README.md
December 9, 2025 · View on GitHub
RefDrone: A Challenging Benchmark for Drone Scene Referring Expression Comprehension
TODO list
- ✅ Release RefDrone test dataset
- ✅ Release RefDrone train/val dataset
- ✅ Release RDAnnotator
- ✅ Release NGDINO
RefDrone Dataset
Please download RefDrone dataset from Huggingface.
RDAnnotator
The code of RDAnnotator is available on GitHub.
Installation
The recommended configuration is 4 A100 GPUs, with CUDA version 12.1. The other configurations in MMDetection should also work.
Please follow the guide to install and set up of the mmdetection.

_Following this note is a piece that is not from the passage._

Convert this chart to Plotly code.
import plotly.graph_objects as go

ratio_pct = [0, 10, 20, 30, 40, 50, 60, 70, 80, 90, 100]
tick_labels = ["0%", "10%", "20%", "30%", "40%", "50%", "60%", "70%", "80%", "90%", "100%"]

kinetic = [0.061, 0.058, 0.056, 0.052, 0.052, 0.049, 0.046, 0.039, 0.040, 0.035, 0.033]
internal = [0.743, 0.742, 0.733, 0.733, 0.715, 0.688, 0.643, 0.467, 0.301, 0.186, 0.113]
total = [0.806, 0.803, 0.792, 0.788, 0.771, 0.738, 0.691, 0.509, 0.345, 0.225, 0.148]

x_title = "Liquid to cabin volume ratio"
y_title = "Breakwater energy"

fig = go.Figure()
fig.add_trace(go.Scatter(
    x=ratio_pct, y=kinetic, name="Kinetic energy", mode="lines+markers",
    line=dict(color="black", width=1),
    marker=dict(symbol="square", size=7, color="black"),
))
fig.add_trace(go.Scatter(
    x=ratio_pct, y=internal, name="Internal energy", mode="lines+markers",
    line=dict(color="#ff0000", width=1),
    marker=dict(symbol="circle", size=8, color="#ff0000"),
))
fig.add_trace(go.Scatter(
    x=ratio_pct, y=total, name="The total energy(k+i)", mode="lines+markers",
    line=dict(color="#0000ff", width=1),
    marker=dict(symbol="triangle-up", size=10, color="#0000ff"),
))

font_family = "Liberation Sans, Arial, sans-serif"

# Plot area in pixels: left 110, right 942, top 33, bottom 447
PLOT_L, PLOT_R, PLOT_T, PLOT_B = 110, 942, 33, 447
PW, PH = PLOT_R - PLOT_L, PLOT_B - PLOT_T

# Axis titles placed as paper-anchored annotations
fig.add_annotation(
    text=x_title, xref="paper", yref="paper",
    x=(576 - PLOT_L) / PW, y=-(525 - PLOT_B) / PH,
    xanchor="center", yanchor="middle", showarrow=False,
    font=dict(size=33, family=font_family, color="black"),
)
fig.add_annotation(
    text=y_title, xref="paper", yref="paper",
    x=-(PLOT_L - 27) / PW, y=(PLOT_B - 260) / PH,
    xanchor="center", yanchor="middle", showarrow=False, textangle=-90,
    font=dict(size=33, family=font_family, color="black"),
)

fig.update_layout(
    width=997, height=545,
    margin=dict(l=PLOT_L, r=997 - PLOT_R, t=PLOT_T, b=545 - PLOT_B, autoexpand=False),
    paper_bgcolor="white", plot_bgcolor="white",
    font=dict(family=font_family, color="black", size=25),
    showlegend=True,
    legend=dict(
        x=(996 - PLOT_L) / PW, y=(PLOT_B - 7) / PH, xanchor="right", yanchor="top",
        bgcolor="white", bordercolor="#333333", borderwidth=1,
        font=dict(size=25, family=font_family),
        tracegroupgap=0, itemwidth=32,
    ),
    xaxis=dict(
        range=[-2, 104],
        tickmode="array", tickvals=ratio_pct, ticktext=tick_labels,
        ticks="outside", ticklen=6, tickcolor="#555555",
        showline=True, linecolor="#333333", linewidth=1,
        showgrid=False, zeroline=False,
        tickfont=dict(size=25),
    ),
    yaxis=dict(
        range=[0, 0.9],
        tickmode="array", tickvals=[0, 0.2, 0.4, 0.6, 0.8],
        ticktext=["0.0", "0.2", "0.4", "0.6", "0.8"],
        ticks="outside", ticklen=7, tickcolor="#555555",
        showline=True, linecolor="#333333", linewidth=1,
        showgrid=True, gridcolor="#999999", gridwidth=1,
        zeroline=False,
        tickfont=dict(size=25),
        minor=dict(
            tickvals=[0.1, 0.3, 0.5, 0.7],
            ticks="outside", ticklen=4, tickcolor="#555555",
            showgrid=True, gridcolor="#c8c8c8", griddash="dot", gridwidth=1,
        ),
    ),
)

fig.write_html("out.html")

conda create --name openmmlab python=3.10.6 -y
conda activate openmmlab
pip install torch==2.1.0 torchvision==0.16.0 torchaudio==2.1.0 --index-url https://download.pytorch.org/whl/cu121
pip install -U openmim
mim install mmengine
mim install "mmcv==2.2.0"
git@github.com:sunzc-sunny/refdrone.git
cd refdrone
pip install -v -e .
Preparation
After downloading and unzipping the images and annotations, place the dataset (or create a symbolic link to it) inside the datasets/ directory. For convenience, it's recommended to store all images together in an all_images/ subdirectory. Your directory structure should look like this:
refdrone
├── configs
├── datasets
│ ├── VisDrone2019
│ │ ├── RefDrone_train_mdetr.json
│ │ ├── RefDrone_test_mdetr.json
│ │ ├── RefDrone_val_mdetr.json
│ │ ├── all_image
│ │ │ ├── xxx.jpg
│ │ │ ├── ...
Then use refcoco2odvg.py to convert RefDrone_train_mdetr.json into the ODVG format required for training:
python tools/dataset_converters/refcoco2odvg.py datasets/VisDrone2019
Usage
Visualize
Visualize the dataset with visualization saved to work_dirs/vis_results/.
python visualize.py
Train
# single gpu
python tools/train.py configs/NGDINO/ngdino_swin-t_refdrone.py # 5 epoch
python tools/train.py configs/NGDINO/ngdino_swin-t_refdrone_e50.py # 50 epoch
# multi gpu
bash tools/dist_train.sh configs/NGDINO/ngdino_swin-t_refdrone.py NUM_GPUs # 5 epoch
bash tools/dist_train.sh configs/NGDINO/ngdino_swin-t_refdrone_e50.py NUM_GPUs # 50 epoch
Inference
Download the checkpoint from Huggingface.
# single gpu
python tools/test.py configs/NGDINO/ngdino_swin-t_refdrone.py CHECKPOINT
# multi gpu
bash tools/dist_test.sh configs/NGDINO/ngdino_swin-t_refdrone.py CHECKPOINT NUM_GPUs
Single image inference
python demo/image_demo.py \
all_image/0000189_00297_d_0000198.jpg \
configs/NGDINO/ngdino_swin-t_refdrone.py \
--weights NGDINO_T.pth \
--texts 'The white vans parked on the left side of the road.'
--tokens-positive -1
Parameter Description
- First parameter: Input image path
- Second parameter: Configuration file path
--weights: Pre-trained model weight file--texts: Text description for detection
The inference results (including visualization images and detection results) will be saved in the outputs/ directory.
License
This project is licensed under the Creative Commons Attribution 4.0 International (CC BY 4.0) license.